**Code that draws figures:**
┄┄┄┄┄┄┄┄┄┄
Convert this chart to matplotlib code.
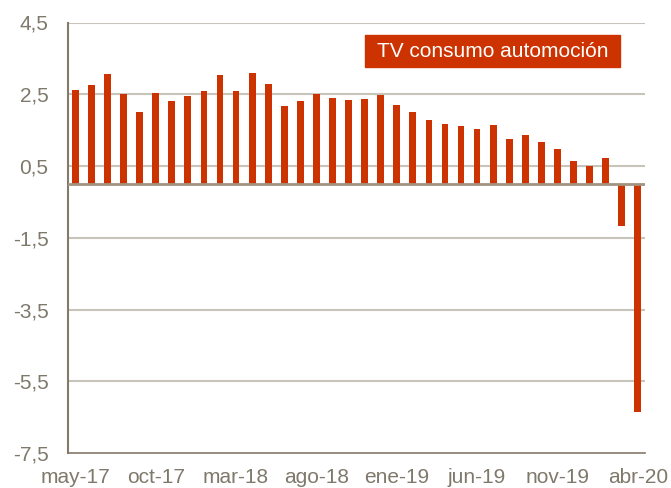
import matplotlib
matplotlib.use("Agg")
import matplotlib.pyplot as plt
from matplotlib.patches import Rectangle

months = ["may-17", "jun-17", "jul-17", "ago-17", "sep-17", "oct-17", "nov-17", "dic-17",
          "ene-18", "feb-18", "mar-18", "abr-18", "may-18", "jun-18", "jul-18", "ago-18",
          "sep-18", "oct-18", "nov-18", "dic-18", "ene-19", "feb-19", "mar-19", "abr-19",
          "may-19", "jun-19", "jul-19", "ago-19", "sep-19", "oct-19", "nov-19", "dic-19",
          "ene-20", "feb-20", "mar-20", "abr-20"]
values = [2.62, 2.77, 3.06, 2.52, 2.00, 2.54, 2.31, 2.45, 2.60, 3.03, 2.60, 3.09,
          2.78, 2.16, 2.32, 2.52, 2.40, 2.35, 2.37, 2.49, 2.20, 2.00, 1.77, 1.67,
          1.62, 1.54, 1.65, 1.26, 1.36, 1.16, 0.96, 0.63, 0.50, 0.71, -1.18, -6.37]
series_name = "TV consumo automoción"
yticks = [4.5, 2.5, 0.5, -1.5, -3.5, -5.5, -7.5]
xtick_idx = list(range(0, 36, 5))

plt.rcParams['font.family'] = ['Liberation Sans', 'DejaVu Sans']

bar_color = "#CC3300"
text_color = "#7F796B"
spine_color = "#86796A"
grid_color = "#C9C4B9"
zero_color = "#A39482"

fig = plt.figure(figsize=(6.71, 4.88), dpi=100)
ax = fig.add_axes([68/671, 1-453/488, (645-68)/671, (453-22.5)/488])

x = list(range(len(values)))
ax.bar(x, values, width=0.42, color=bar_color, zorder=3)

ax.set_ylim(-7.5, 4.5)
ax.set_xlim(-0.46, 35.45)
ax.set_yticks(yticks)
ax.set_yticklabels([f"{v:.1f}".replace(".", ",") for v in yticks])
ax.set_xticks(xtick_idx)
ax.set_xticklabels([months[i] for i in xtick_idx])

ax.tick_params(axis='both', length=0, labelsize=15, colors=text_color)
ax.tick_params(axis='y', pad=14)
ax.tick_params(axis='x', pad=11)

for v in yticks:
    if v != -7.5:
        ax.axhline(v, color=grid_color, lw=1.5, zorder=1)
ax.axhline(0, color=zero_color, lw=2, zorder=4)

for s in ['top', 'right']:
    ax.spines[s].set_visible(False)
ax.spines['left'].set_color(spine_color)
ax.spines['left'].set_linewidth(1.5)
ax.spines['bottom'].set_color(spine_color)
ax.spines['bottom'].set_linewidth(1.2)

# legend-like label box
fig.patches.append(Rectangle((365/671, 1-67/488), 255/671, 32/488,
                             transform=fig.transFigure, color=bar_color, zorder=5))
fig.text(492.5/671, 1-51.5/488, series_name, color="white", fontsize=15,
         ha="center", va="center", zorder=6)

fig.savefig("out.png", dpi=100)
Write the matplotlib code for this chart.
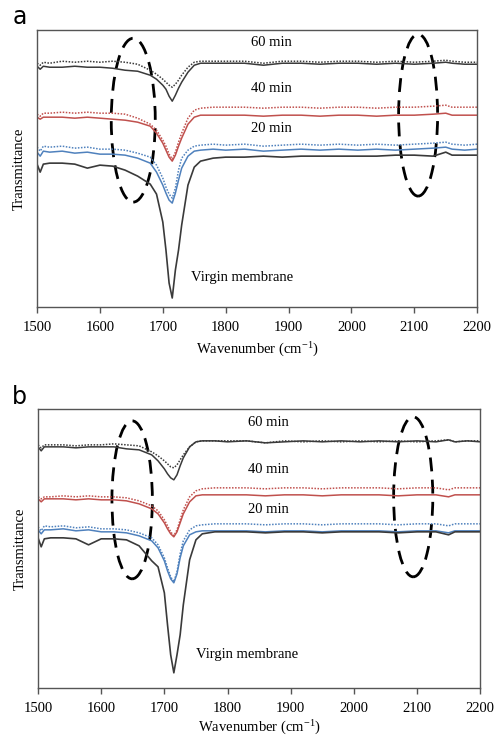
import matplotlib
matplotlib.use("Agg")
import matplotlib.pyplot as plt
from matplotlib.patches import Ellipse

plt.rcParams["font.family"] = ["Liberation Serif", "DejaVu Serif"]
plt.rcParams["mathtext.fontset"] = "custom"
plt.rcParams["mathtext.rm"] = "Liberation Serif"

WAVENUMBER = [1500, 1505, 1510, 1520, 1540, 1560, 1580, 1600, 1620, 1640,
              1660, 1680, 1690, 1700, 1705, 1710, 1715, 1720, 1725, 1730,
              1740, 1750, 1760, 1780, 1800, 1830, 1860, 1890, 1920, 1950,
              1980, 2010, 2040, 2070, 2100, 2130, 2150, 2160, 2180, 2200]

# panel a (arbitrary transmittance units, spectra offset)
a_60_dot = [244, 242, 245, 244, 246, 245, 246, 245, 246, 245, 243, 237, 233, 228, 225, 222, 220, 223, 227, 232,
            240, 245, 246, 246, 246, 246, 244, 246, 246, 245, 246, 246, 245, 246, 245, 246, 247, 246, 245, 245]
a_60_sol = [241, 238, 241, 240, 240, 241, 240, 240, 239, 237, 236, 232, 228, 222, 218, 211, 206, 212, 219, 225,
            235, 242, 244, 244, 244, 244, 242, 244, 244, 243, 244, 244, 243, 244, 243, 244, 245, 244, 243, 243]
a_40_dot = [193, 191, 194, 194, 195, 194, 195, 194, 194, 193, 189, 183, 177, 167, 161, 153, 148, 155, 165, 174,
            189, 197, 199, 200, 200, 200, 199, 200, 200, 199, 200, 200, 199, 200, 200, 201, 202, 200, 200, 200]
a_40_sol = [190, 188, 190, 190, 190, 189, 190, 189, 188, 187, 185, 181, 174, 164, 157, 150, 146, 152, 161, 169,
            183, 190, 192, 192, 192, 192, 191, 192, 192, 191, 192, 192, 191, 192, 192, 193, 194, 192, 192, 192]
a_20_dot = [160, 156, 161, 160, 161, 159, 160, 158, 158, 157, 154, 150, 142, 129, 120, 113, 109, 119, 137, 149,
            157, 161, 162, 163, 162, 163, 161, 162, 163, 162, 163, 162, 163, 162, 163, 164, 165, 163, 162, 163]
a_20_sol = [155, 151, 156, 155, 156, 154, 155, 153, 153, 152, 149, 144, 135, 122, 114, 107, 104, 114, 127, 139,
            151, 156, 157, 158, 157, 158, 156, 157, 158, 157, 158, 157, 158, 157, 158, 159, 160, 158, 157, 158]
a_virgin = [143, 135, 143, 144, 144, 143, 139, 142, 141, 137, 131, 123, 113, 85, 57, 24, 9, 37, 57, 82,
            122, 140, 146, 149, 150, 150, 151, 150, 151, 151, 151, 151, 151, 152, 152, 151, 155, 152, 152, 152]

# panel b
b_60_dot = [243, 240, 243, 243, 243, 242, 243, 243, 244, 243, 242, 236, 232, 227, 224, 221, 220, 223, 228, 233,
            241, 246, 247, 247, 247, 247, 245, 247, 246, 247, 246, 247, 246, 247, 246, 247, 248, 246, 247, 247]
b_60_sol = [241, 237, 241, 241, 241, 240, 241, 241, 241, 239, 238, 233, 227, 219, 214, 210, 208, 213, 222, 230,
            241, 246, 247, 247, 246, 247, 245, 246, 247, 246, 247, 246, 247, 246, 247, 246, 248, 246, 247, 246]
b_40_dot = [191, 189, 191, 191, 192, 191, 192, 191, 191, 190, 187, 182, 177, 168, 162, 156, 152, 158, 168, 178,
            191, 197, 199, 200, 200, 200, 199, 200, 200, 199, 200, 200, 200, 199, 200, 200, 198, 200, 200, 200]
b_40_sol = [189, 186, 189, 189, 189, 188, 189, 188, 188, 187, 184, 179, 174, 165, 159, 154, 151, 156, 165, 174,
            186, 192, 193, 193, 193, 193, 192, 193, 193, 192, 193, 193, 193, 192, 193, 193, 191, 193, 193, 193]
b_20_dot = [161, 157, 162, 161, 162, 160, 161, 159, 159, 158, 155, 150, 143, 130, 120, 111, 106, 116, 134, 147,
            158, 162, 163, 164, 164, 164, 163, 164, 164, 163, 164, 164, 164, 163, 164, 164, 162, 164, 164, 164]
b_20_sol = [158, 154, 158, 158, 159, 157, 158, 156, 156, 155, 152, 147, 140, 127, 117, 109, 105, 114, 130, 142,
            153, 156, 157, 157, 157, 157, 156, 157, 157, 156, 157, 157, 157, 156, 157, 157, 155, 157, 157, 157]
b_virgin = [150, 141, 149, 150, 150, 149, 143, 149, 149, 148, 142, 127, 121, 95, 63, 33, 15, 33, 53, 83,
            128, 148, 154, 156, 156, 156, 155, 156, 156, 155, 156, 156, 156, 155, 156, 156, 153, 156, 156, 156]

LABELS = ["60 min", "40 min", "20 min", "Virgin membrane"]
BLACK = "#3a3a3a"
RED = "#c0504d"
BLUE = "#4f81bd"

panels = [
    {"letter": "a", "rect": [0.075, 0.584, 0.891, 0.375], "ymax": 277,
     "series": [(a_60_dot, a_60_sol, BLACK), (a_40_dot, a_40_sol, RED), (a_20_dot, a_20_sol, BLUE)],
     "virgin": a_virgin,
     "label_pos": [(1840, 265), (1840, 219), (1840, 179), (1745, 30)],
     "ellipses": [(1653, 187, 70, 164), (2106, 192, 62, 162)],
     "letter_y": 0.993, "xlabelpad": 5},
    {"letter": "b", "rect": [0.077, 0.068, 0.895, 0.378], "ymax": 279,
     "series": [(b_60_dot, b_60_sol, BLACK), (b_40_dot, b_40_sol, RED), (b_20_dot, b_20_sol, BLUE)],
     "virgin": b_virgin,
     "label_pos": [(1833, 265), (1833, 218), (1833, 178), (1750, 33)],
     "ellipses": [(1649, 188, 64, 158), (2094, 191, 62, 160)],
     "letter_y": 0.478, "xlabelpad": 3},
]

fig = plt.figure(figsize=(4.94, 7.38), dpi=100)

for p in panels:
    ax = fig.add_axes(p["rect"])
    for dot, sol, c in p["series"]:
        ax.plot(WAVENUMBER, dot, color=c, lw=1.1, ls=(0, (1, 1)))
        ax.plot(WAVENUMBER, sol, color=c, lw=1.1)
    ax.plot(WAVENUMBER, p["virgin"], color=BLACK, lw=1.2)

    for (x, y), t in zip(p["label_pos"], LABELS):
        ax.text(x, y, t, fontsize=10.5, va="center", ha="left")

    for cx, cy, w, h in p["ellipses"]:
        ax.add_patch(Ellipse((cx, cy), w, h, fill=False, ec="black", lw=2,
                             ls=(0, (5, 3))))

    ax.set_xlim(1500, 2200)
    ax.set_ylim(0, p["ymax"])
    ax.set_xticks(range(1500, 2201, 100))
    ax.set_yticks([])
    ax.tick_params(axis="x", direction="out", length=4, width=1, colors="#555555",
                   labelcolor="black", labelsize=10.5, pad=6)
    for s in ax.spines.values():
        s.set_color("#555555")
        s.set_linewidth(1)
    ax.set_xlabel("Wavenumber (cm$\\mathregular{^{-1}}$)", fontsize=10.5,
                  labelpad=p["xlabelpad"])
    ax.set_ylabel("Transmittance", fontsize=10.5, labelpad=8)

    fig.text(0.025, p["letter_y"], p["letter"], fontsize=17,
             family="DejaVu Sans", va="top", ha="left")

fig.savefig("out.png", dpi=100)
┄┄┄┄┄┄┄┄┄┄
**INSTRUCTIONS TO FOLLOW:**
State how many lines of the listing hold the string "chart"; reply with the number and nothing else.

**ANSWER TO THIS EXERCISE:**
2